[Code that draws figures]
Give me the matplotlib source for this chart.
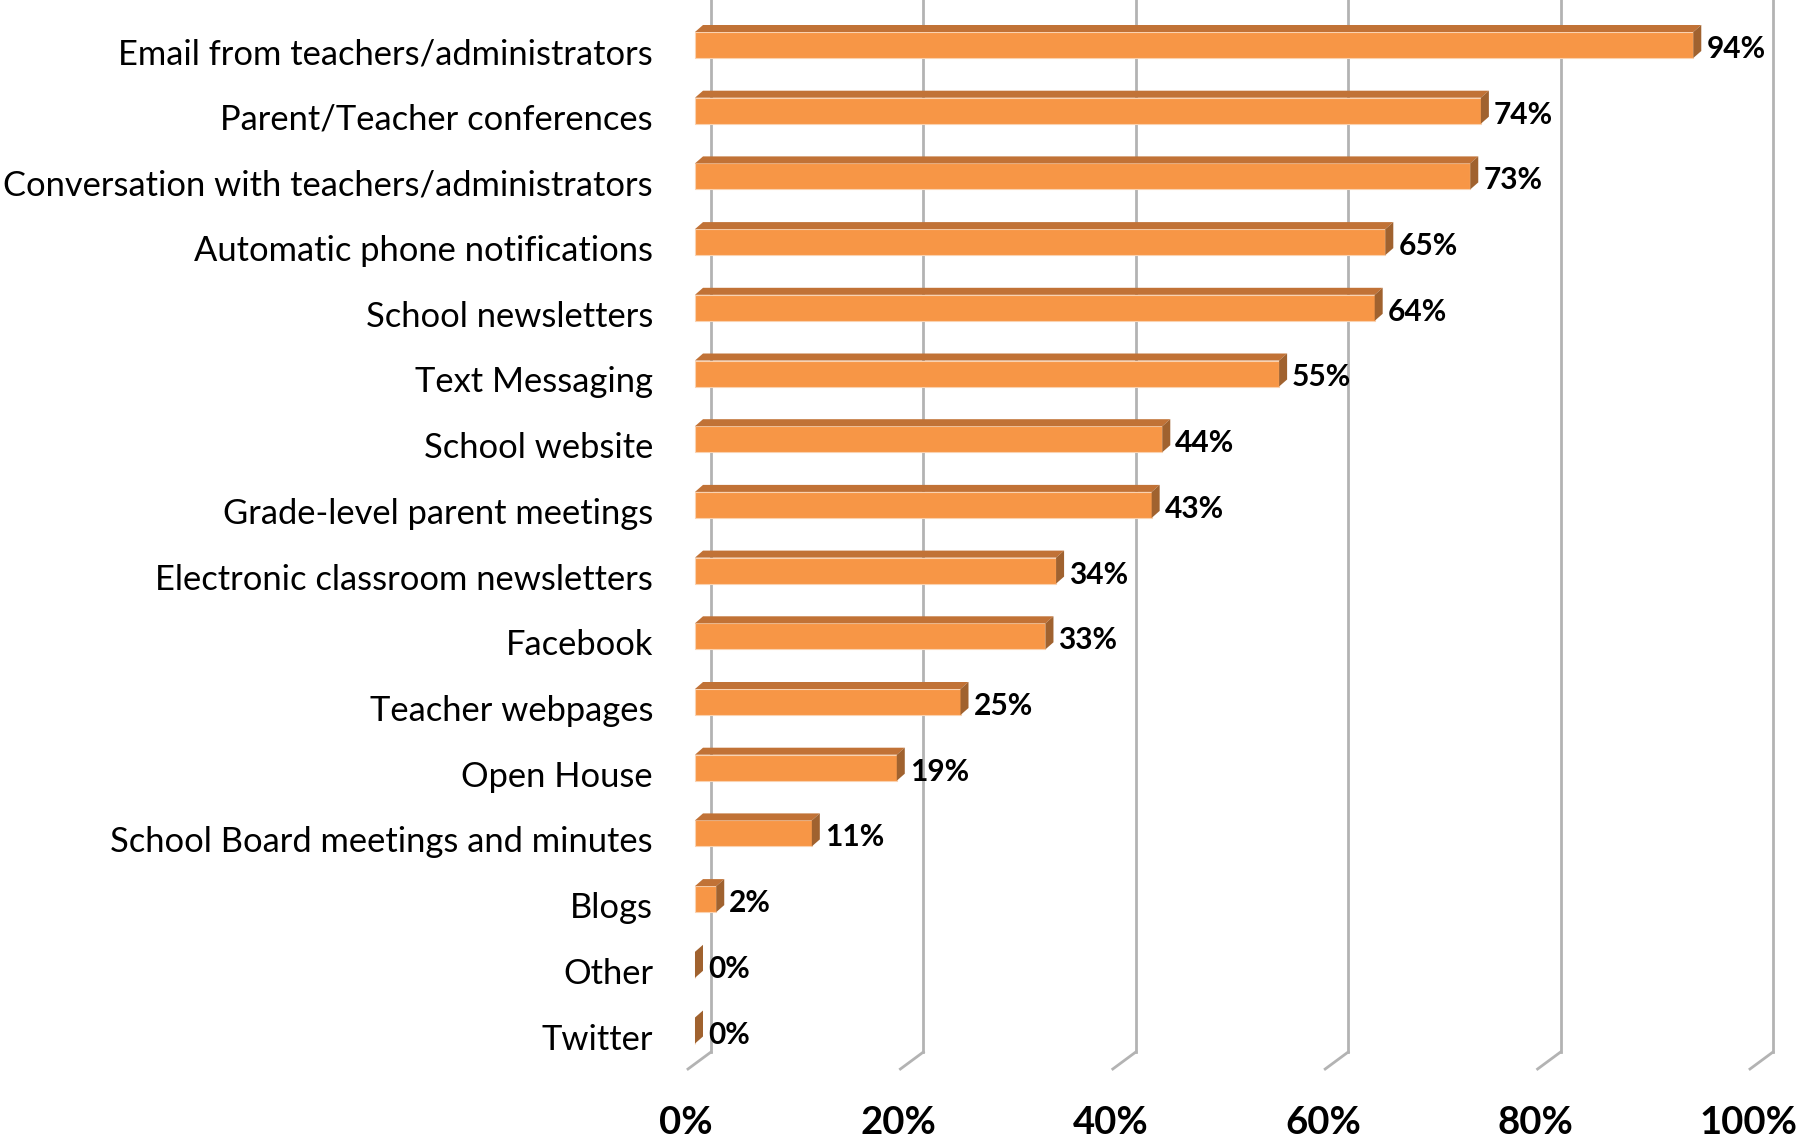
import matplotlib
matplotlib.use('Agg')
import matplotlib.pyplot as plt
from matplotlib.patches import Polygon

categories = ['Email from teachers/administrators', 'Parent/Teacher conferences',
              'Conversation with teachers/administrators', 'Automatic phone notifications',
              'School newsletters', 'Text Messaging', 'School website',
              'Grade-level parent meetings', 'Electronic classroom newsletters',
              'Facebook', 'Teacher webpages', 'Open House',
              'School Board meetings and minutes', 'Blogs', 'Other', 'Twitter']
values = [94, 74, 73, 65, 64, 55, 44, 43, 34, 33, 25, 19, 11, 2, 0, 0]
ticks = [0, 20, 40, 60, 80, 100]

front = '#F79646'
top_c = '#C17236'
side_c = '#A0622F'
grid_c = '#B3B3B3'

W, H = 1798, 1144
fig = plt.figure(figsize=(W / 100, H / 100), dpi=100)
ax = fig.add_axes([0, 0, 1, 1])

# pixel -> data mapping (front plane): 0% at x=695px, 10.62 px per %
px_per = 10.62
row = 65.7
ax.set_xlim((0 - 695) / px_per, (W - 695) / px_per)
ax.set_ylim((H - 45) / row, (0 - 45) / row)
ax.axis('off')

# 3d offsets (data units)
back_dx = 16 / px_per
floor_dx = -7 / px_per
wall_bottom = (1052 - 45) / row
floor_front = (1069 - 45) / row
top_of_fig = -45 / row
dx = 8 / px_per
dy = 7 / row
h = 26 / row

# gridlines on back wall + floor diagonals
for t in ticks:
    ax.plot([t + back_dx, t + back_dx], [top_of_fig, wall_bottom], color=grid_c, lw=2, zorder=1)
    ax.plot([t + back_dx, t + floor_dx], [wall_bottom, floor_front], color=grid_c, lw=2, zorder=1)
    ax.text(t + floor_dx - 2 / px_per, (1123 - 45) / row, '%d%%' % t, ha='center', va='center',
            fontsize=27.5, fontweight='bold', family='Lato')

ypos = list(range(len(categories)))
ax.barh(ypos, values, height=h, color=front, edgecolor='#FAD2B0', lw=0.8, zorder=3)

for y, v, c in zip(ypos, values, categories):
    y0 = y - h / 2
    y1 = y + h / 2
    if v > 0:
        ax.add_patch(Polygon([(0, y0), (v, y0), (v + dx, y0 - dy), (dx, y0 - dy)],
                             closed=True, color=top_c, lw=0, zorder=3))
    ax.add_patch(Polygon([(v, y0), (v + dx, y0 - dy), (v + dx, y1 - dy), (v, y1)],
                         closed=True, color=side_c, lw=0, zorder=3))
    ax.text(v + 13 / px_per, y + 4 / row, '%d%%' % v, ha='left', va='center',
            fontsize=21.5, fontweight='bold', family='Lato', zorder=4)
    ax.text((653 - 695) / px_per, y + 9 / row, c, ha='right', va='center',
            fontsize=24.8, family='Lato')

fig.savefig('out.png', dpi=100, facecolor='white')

==

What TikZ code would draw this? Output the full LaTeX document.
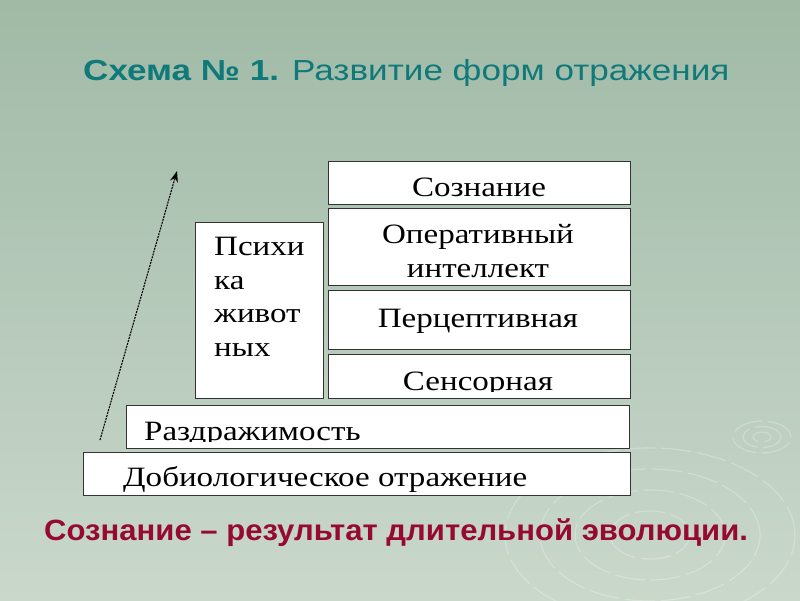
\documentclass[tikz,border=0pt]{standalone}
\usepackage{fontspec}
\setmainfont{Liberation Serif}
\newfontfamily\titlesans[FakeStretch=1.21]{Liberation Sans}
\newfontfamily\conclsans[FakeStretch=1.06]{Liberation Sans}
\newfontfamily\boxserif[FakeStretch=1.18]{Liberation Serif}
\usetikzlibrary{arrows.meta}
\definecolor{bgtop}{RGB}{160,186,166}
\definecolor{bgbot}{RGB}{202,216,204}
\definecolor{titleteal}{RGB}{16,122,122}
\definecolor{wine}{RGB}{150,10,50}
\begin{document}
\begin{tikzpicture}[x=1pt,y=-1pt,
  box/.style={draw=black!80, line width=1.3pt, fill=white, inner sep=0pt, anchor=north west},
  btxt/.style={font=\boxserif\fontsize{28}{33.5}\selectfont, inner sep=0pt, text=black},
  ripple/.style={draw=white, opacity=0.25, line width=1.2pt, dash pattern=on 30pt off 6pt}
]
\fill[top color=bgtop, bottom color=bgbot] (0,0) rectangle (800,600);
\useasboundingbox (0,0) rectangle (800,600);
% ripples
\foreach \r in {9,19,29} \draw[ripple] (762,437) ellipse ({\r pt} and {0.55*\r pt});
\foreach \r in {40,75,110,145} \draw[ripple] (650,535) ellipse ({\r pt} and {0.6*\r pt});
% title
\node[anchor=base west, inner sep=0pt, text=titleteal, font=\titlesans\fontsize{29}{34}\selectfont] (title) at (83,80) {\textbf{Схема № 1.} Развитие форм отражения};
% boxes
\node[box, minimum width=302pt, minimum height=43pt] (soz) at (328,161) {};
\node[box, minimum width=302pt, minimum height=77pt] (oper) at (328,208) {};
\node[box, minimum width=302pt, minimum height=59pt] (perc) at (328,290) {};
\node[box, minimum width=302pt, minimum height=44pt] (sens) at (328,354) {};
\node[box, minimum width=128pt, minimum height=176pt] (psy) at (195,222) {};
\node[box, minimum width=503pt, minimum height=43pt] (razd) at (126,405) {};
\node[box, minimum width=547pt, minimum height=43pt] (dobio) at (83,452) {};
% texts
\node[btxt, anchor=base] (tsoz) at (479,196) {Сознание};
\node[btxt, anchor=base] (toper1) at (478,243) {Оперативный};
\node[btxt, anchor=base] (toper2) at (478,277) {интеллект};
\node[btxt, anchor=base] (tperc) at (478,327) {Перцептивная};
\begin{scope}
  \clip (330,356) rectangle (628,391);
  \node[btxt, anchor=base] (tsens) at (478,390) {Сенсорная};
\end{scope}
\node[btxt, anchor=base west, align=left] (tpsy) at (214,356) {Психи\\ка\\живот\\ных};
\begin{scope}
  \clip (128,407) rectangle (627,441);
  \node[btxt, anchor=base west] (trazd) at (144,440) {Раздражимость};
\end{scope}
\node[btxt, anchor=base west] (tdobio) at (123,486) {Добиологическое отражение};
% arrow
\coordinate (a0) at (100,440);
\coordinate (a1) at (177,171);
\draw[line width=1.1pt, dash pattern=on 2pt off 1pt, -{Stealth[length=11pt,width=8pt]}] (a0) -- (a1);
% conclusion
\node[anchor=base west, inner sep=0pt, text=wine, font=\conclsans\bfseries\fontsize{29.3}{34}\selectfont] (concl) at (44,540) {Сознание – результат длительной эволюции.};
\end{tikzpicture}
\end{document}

* * *

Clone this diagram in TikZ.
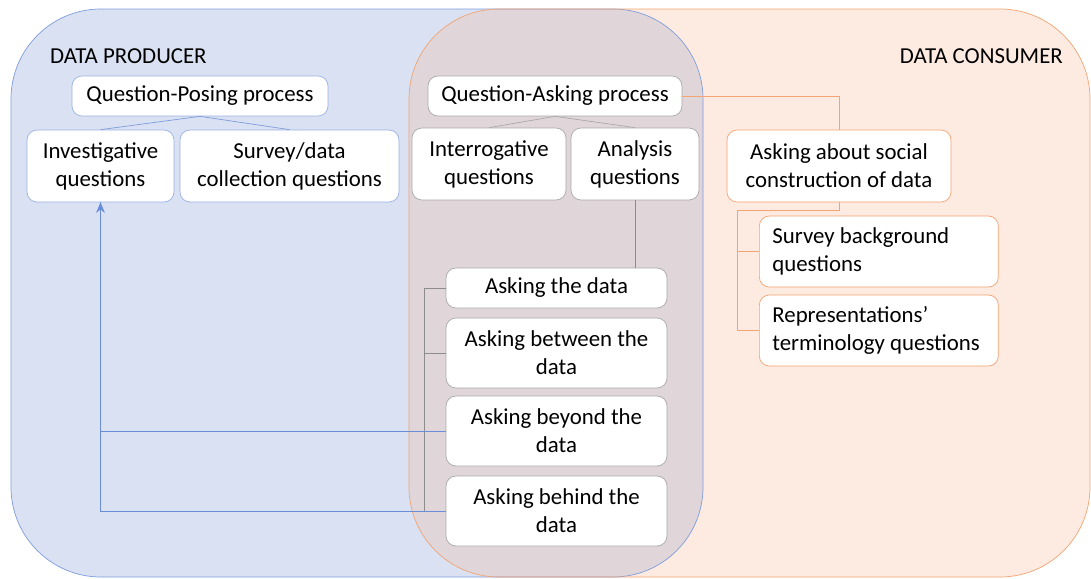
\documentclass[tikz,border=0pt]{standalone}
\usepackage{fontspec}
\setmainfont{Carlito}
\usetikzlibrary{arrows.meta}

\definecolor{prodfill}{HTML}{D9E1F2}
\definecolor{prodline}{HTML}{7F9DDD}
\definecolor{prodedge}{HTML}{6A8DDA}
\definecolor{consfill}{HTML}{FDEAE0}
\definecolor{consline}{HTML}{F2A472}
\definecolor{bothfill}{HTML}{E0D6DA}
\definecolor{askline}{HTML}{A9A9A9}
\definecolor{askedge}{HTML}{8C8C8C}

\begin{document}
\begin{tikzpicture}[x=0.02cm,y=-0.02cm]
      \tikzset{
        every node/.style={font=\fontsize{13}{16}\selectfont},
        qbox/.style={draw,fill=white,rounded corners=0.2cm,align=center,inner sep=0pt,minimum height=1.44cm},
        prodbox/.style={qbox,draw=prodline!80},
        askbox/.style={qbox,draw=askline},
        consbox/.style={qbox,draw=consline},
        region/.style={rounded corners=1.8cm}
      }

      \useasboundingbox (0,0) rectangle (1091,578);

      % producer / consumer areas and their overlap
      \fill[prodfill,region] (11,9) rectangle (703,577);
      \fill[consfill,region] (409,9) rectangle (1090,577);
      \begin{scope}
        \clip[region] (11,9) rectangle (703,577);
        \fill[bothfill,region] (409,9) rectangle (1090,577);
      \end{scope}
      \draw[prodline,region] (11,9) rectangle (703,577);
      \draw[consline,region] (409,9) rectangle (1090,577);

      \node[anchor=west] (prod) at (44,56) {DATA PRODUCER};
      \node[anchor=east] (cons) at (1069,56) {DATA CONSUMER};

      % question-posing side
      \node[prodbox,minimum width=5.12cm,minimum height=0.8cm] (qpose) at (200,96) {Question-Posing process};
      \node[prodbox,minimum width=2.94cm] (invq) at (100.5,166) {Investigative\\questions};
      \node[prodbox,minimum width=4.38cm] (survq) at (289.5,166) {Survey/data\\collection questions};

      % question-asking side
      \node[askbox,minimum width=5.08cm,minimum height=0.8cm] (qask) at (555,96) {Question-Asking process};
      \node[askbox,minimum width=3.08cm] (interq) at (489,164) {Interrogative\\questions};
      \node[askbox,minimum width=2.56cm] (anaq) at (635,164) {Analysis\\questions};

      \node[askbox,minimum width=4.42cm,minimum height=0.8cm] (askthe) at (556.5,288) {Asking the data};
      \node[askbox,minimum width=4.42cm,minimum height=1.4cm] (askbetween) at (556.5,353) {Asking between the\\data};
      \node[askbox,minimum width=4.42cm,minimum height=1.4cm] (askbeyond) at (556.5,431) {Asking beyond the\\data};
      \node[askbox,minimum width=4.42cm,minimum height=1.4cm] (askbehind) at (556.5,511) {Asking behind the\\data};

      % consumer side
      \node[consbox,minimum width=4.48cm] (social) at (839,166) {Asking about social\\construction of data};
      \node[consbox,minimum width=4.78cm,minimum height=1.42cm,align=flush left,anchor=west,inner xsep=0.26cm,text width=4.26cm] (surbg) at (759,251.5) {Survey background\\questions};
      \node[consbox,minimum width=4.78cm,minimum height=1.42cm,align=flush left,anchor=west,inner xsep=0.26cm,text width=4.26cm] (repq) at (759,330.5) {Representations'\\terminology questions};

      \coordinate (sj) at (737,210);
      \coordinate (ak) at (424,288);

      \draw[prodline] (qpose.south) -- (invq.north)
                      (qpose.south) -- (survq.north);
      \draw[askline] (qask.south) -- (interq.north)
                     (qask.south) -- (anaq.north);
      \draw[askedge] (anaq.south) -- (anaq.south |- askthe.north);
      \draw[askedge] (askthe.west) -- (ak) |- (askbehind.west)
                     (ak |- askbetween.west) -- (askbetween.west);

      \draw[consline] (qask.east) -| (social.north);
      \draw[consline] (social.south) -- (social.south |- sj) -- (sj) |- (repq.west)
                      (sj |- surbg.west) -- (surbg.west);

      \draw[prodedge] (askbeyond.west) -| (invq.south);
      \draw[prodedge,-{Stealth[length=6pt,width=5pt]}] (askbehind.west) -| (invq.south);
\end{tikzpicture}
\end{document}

→ **What is needed**: Set down, word for word, the lines from the one holding "Give me the matplotlib source for this chart." through the one holding "from matplotlib.patches import Polygon". Skip the pictures.

→ **The response**:
Give me the matplotlib source for this chart.
import matplotlib
matplotlib.use('Agg')
import matplotlib.pyplot as plt
from matplotlib.patches import Polygon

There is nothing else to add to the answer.